The base of the Fredenhagen altar remained in place and disappeared into the embankment that was built to raise the choir significantly. A simple limestone altar table was placed on top of it. A crucifix by the artist Gerhard Marcks was hung above it. A small Gothic altar dedicated to the Virgin Mary from a side chapel completed the new ensemble. These measures remain controversial to this day.
At present, the Fredenhagen altar has been dismantled: some of the marble figures are located in various places around the church, while the basic structure is stored in the north tower.
Addendum 2025: Initial considerations are underway to rebuild the altar as part of the major upcoming renovation and redesign of the church.
The altar and the music in the church interior
By Marienorganist Johannes Unger
While the Gothic hall church, built in the 13th century, was initially a place for unison singing, for example during the Liturgy of the Hours, over the centuries the complexity of the music developed in parallel with the acoustic conditions, which were mainly determined by the increasing interior furnishings of the church (pews, epitaphs, galleries, organs, choir stalls, high altar, flags). For polyphony and the multi-choir arrangement documented for St Marien (up to six ensembles simultaneously), evenly distributed sound and reduced reverberation times were essential in the 16th and 17th centuries and were most likely achieved, even though the size of the space always posed a challenge for the musicians.

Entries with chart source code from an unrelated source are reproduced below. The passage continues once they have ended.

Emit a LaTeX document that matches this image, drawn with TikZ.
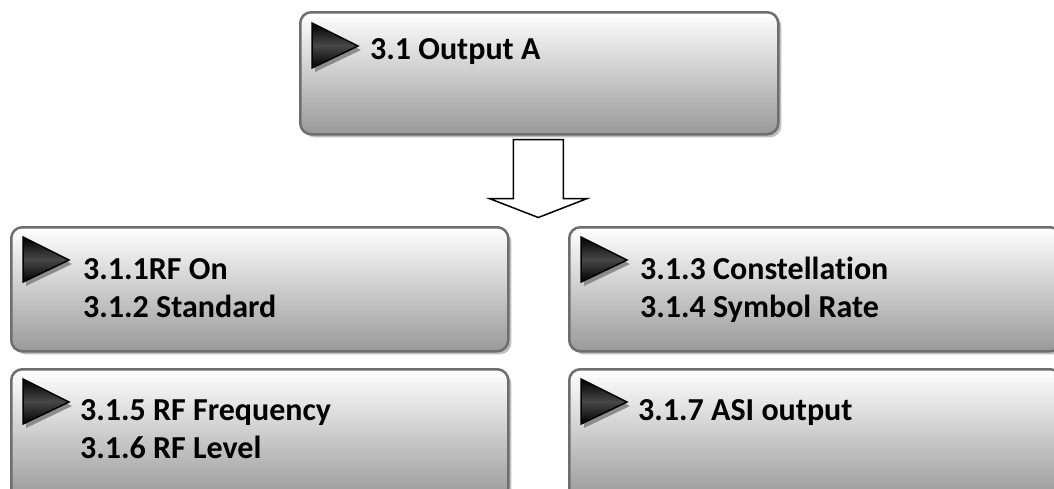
\documentclass[tikz,border=0pt]{standalone}
\usepackage{fontspec}
\setmainfont{Carlito}[Ligatures=NoCommon]
\usetikzlibrary{calc,positioning}

\tikzset{
  menubox/.style={draw=black!57, line width=2.5pt, rounded corners=11pt,
    top color=white, bottom color=black!40, anchor=north west, inner sep=0pt,
    minimum width=497pt, minimum height=124pt,
    preaction={fill=black!25, transform canvas={xshift=3pt,yshift=-3pt}}},
  menutext/.style={font=\bfseries\fontsize{32}{38}\selectfont, anchor=base west, inner sep=0pt},
}

% black pointer with its shadow
\newcommand\pointer[1]{%
  \fill[black!45] ($#1+(3,4)$) -- ++(0,45) -- ++(46,-22) -- cycle;
  \draw[line width=1.5pt, top color=black, bottom color=black, middle color=black!72]
    #1 -- ++(0,45) -- ++(46,-22) -- cycle;
}

\begin{document}
\begin{tikzpicture}[x=1pt,y=-1pt]
\useasboundingbox (0,0) rectangle (1054,488);
\clip (0,0) rectangle (1054,488);

% Menu boxes
\node[menubox, minimum width=478pt, minimum height=122pt] (out) at (299,11) {};
\node[menubox] (rfon) at (10,226) {};
\node[menubox, minimum width=492pt] (const) at (568,226) {};
\node[menubox, minimum height=130pt] (freq) at (10,368) {};
\node[menubox, minimum width=492pt, minimum height=130pt] (asi) at (568,368) {};

% Pointers
\pointer{($(out.north west)+(13,12)$)}
\pointer{($(rfon.north west)+(13,11)$)}
\pointer{($(const.north west)+(13,11)$)}
\pointer{($(freq.north west)+(13,11)$)}
\pointer{($(asi.north west)+(13,11)$)}

% Texts
\node[menutext] (outA) at ($(out.north west)+(71,48)$) {3.1 Output A};

\node[menutext] (rfonA) at ($(rfon.north west)+(73,53)$) {3.1.1RF On};
\node[menutext] (rfonB) at ($(rfonA.base west)+(0,38)$) {3.1.2 Standard};

\node[menutext] (constA) at ($(const.north west)+(72,53)$) {3.1.3 Constellation};
\node[menutext] (constB) at ($(constA.base west)+(0,38)$) {3.1.4 Symbol Rate};

\node[menutext] (freqA) at ($(freq.north west)+(70,52)$) {3.1.5 RF Frequency};
\node[menutext] (freqB) at ($(freqA.base west)+(0,38)$) {3.1.6 RF Level};

\node[menutext] (asiA) at ($(asi.north west)+(70,52)$) {3.1.7 ASI output};

% Down arrow
\draw[line width=1.5pt, fill=white]
  ($(out.south)+(-26,4)$) -- ++(0,59) -- ++(-24,0)
  -- ($(out.south)+(-1,82)$)
  -- ($(out.south)+(48,63)$) -- ++(-24,0) -- ($(out.south)+(24,4)$) -- cycle;

\end{tikzpicture}
\end{document}
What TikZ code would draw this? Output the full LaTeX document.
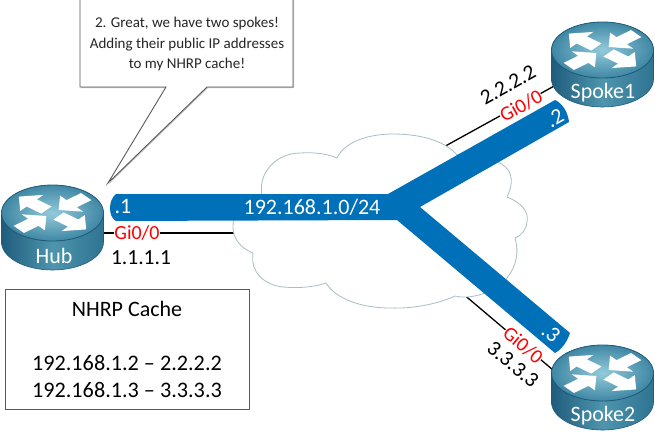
\documentclass[tikz,border=0pt]{standalone}
\usepackage{fontspec}
\setmainfont{Carlito}
\usetikzlibrary{shapes.geometric,shadows}
\definecolor{bandblue}{HTML}{0070B9}
\definecolor{cloudline}{HTML}{A8BEC2}
\definecolor{boxline}{HTML}{5A5A5A}
\definecolor{rtdark}{HTML}{1F5C7C}
\definecolor{rtside}{HTML}{2F7391}
\definecolor{rtmid}{HTML}{4E95AD}
\definecolor{rttop}{HTML}{3F87A4}
\definecolor{rtlight}{HTML}{93CADB}
\newcommand{\fs}[1]{\fontsize{#1}{#1}\selectfont}
\tikzset{
  x=1pt,y=-1pt,
  wire/.style={draw=black,line width=1.3pt},
  gilabel/.style={text=red,fill=white,inner sep=0.5pt,font=\fs{20}},
  iplabel/.style={text=black,inner sep=0pt,font=\fs{21.5}},
  bandlabel/.style={text=white,inner sep=0pt,font=\fs{22}},
  rlabel/.style={text=white,inner sep=0pt,font=\fs{22}},
  boxstyle/.style={draw=boxline,line width=0.9pt,fill=white,drop shadow={shadow xshift=1pt,shadow yshift=-1pt,opacity=0.25,fill=black}},
  rhole/.style={ellipse,minimum width=101pt,minimum height=85pt,inner sep=0pt},
  rarrow/.style={fill=white,draw=none}
}
\newcommand{\outarrow}[1]{\fill[rarrow,rotate=#1] (8,-8) -- (27,-8) -- (27,-18) -- (44,0) -- (27,18) -- (27,8) -- (8,8) -- cycle;}
\newcommand{\inarrow}[1]{\fill[rarrow,rotate=#1] (44,-8) -- (25,-8) -- (25,-18) -- (8,0) -- (25,18) -- (25,8) -- (44,8) -- cycle;}
\newcommand{\routerdraw}[5]{%
  \begin{scope}[shift={(#2,#3)}]
    \path[left color=rtdark,right color=rtside,middle color=rtmid]
      (-51,0) -- (-51,29) arc[start angle=180,end angle=360,x radius=51,y radius=-28] -- (51,0) -- cycle;
    \draw[rtdark,line width=0.6pt] (-51,0) -- (-51,29) arc[start angle=180,end angle=360,x radius=51,y radius=-28] -- (51,0);
    \fill[inner color=rtlight,outer color=rttop] (0,0) ellipse[x radius=51,y radius=28];
    \draw[rtdark,line width=0.8pt] (0,0) ellipse[x radius=51,y radius=28];
    \begin{scope}[yscale=0.58]
      \outarrow{-40}
      \outarrow{140}
      \inarrow{220}
      \inarrow{40}
    \end{scope}
    \node[rlabel] at (#5,43) {#4};
  \end{scope}
}
\begin{document}
\begin{tikzpicture}
\useasboundingbox (0,0) rectangle (655,434);
\fill[white] (0,0) rectangle (655,434);

\node[rhole] (hub) at (52.5,227) {};
\node[rhole] (spokeone) at (602.5,64) {};
\node[rhole] (spoketwo) at (602.5,387) {};

\coordinate (hubin) at (240,233);
\coordinate (oneport) at (556,85);
\coordinate (onein) at (440,149);
\coordinate (twoport) at (553,370);
\coordinate (twoin) at (462,293);
\coordinate (hubport) at (100,233);

\draw[wire] (hubport) -- (hubin);
\draw[wire] (oneport) -- (onein);
\draw[wire] (twoport) -- (twoin);

\draw[draw=cloudline,line width=0.8pt,fill=white]
  (233,227) .. controls (231,214) and (250,207) .. (263,200)
  .. controls (255,172) and (278,153) .. (300,153)
  .. controls (315,152) and (328,154) .. (337,158)
  .. controls (345,141) and (370,134) .. (393,134)
  .. controls (425,134) and (447,143) .. (457,155)
  .. controls (470,150) and (490,152) .. (498,162)
  .. controls (510,168) and (516,178) .. (507,197)
  .. controls (522,203) and (529,212) .. (527,222)
  .. controls (526,230) and (522,235) .. (515,238)
  .. controls (519,252) and (517,265) .. (507,278)
  .. controls (495,292) and (472,300) .. (455,296)
  .. controls (440,303) and (415,309) .. (390,308)
  .. controls (360,308) and (335,298) .. (326,283)
  .. controls (312,288) and (295,288) .. (283,287)
  .. controls (265,285) and (250,273) .. (253,253)
  .. controls (240,248) and (233,238) .. (233,227) -- cycle;

\fill[bandblue]
  (116,194) -- (388,194) -- (555,100)
  .. controls (562,103) and (568,112) .. (569,122)
  -- (420,207) -- (570,333)
  .. controls (567,342) and (562,349) .. (555,353)
  -- (397,220) -- (116,221)
  .. controls (108,217) and (108,200) .. (116,194) -- cycle;

\routerdraw{hub}{52.5}{213}{Hub}{1.5}
\routerdraw{spokeone}{602.5}{50}{Spoke1}{0.5}
\routerdraw{spoketwo}{602.5}{373}{Spoke2}{0.5}

\node[gilabel] (gihub) at (137,233) {Gi0/0};
\node[iplabel] (iphub) at (141,258) {1.1.1.1};
\node[gilabel,rotate=29] (gione) at (521,106) {Gi0/0};
\node[iplabel,rotate=29] (ipone) at (508,85) {2.2.2.2};
\node[gilabel,rotate=-40] (gitwo) at (523,345) {Gi0/0};
\node[iplabel,rotate=-40] (iptwo) at (513,364) {3.3.3.3};

\node[bandlabel] (bandone) at (123,207) {.1};
\node[bandlabel] (bandnet) at (312,207) {192.168.1.0/24};
\node[bandlabel,rotate=29] (bandtwo) at (555,118) {.2};
\node[bandlabel,rotate=-40] (bandthree) at (551,333) {.3};

\draw[boxstyle] (80,-3) -- (293,-3) -- (293,87) -- (207,87) -- (108,183) -- (166,87) -- (80,87) -- cycle;
\node[inner sep=0pt,align=center,font=\fontsize{15}{20.5}\selectfont,text=black!85] (bubble) at (187,44)
  {2. Great, we have two spokes!\\Adding their public IP addresses\\to my NHRP cache!};

\node[boxstyle,minimum width=244pt,minimum height=120pt,inner sep=0pt] (cachebox) at (127,349) {};
\node[inner sep=0pt,font=\fs{22}] (cachetitle) at (127,309) {NHRP Cache};
\node[inner sep=0pt,font=\fs{22.2}] (cacheone) at (127,363) {192.168.1.2 – 2.2.2.2};
\node[inner sep=0pt,font=\fs{22.2}] (cachetwo) at (127,390) {192.168.1.3 – 3.3.3.3};
\end{tikzpicture}
\end{document}
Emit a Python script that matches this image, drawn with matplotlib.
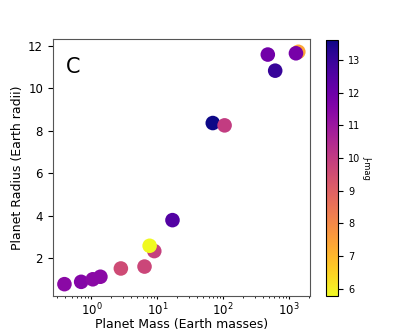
import matplotlib
matplotlib.use("Agg")
import matplotlib.pyplot as plt
import numpy as np

mass = [0.39, 0.70, 1.05, 1.37, 2.8, 6.4, 9.0, 7.65, 17, 69.5, 105, 475, 615, 1380, 1270]
radius = [0.77, 0.88, 1.0, 1.12, 1.51, 1.6, 2.33, 2.58, 3.79, 8.37, 8.26, 11.6, 10.84, 11.73, 11.66]
jmag = [11.4, 11.5, 11.4, 11.4, 9.6, 9.7, 9.9, 5.78, 12.5, 13.61, 10.0, 11.9, 13.0, 7.4, 11.8]

fig = plt.figure(figsize=(4.16, 3.33), dpi=100)
ax = fig.add_axes([0.127, 0.111, 0.617, 0.771])
cax = fig.add_axes([0.783, 0.111, 0.030, 0.769])

sc = ax.scatter(mass, radius, c=jmag, cmap="plasma_r", s=110, edgecolors="none")
ax.set_xscale("log")
ax.set_xlim(0.26, 2040)
ax.set_ylim(0.21, 12.32)
ax.set_xlabel("Planet Mass (Earth masses)", fontsize=9, labelpad=0)
ax.set_ylabel("Planet Radius (Earth radii)", fontsize=9, labelpad=3)
ax.tick_params(labelsize=8.5)
ax.tick_params(axis="x", which="major", length=2.5, pad=1.5)
ax.tick_params(axis="x", which="minor", length=1.5)
ax.text(0.05, 0.93, "C", transform=ax.transAxes, fontsize=15, va="top")
for sp in ax.spines.values():
    sp.set_color("#555555")

cb = fig.colorbar(sc, cax=cax)
cb.set_label("J-mag", rotation=270, fontsize=6, labelpad=8)
cb.ax.tick_params(labelsize=7)

fig.savefig("out.png", dpi=100)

The destruction wrought by the war in 1942 changed the acoustic conditions back to those of the 13th century in one fell swoop. All of the wooden and marble fixtures, the choir loft (rood screen) that structured the space, the many surfaces that reflected sound diffusely, even the sound-absorbing lime paints had disappeared. The demolition of the large Fredenhagen altar, the last remaining large reflective surface in the high choir, marked the end of a sudden development that made it extremely difficult to make music in this space in many respects.